REQUIREMENT |
Copy every record below exactly as written, but leave out the pictures.

RECORDS PROVIDED |
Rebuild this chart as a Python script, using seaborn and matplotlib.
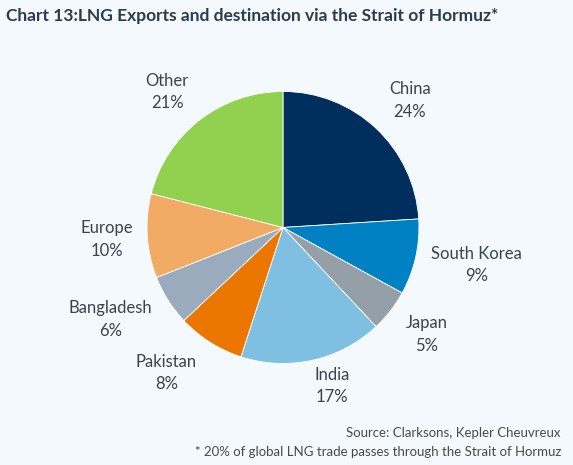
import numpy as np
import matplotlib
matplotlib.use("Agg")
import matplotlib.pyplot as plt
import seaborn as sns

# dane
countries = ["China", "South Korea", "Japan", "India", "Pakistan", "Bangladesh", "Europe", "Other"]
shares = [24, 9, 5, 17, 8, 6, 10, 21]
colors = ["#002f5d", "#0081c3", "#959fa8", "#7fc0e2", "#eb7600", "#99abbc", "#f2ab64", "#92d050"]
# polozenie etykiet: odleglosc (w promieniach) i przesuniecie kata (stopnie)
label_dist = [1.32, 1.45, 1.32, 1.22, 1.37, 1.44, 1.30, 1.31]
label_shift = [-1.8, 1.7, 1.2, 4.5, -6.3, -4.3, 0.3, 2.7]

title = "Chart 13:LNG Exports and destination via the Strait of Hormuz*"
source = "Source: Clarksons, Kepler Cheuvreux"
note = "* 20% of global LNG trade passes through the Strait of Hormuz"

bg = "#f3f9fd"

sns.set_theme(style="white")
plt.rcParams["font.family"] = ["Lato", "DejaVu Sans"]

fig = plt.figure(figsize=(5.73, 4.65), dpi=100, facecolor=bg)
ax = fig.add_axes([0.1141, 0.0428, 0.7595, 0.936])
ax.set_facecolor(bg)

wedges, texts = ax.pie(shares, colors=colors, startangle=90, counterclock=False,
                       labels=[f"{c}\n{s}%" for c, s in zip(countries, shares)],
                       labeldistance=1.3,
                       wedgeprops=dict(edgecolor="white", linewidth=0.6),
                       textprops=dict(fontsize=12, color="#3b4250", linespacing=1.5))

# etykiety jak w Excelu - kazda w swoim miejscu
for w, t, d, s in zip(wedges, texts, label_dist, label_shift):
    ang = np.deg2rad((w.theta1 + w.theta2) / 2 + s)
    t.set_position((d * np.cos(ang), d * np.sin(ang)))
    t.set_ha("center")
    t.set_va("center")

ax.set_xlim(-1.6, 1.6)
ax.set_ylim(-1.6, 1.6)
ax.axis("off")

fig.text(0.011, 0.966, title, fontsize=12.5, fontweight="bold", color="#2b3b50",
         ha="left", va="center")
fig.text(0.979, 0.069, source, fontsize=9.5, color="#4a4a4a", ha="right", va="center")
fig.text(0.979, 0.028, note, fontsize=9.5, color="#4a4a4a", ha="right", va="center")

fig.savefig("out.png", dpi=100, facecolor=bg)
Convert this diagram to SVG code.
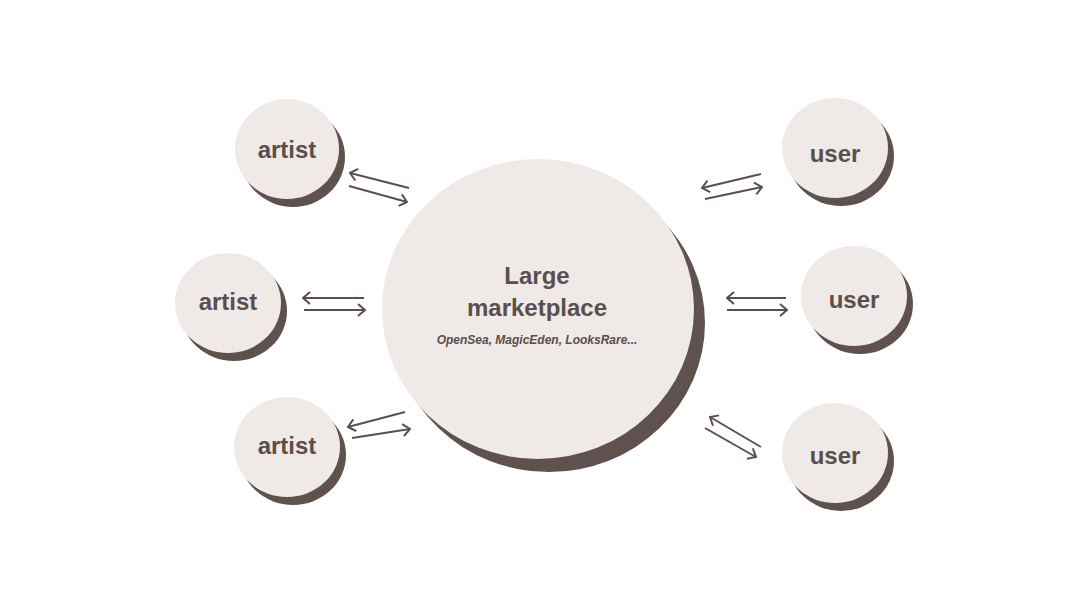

REPLY TO THE TASK |
Rebuild this chart as a Python script, using seaborn and matplotlib.
import numpy as np
import matplotlib
matplotlib.use("Agg")
import matplotlib.pyplot as plt
import seaborn as sns

# dane
countries = ["China", "South Korea", "Japan", "India", "Pakistan", "Bangladesh", "Europe", "Other"]
shares = [24, 9, 5, 17, 8, 6, 10, 21]
colors = ["#002f5d", "#0081c3", "#959fa8", "#7fc0e2", "#eb7600", "#99abbc", "#f2ab64", "#92d050"]
# polozenie etykiet: odleglosc (w promieniach) i przesuniecie kata (stopnie)
label_dist = [1.32, 1.45, 1.32, 1.22, 1.37, 1.44, 1.30, 1.31]
label_shift = [-1.8, 1.7, 1.2, 4.5, -6.3, -4.3, 0.3, 2.7]

title = "Chart 13:LNG Exports and destination via the Strait of Hormuz*"
source = "Source: Clarksons, Kepler Cheuvreux"
note = "* 20% of global LNG trade passes through the Strait of Hormuz"

bg = "#f3f9fd"

sns.set_theme(style="white")
plt.rcParams["font.family"] = ["Lato", "DejaVu Sans"]

fig = plt.figure(figsize=(5.73, 4.65), dpi=100, facecolor=bg)
ax = fig.add_axes([0.1141, 0.0428, 0.7595, 0.936])
ax.set_facecolor(bg)

wedges, texts = ax.pie(shares, colors=colors, startangle=90, counterclock=False,
                       labels=[f"{c}\n{s}%" for c, s in zip(countries, shares)],
                       labeldistance=1.3,
                       wedgeprops=dict(edgecolor="white", linewidth=0.6),
                       textprops=dict(fontsize=12, color="#3b4250", linespacing=1.5))

# etykiety jak w Excelu - kazda w swoim miejscu
for w, t, d, s in zip(wedges, texts, label_dist, label_shift):
    ang = np.deg2rad((w.theta1 + w.theta2) / 2 + s)
    t.set_position((d * np.cos(ang), d * np.sin(ang)))
    t.set_ha("center")
    t.set_va("center")

ax.set_xlim(-1.6, 1.6)
ax.set_ylim(-1.6, 1.6)
ax.axis("off")

fig.text(0.011, 0.966, title, fontsize=12.5, fontweight="bold", color="#2b3b50",
         ha="left", va="center")
fig.text(0.979, 0.069, source, fontsize=9.5, color="#4a4a4a", ha="right", va="center")
fig.text(0.979, 0.028, note, fontsize=9.5, color="#4a4a4a", ha="right", va="center")

fig.savefig("out.png", dpi=100, facecolor=bg)
Convert this diagram to SVG code.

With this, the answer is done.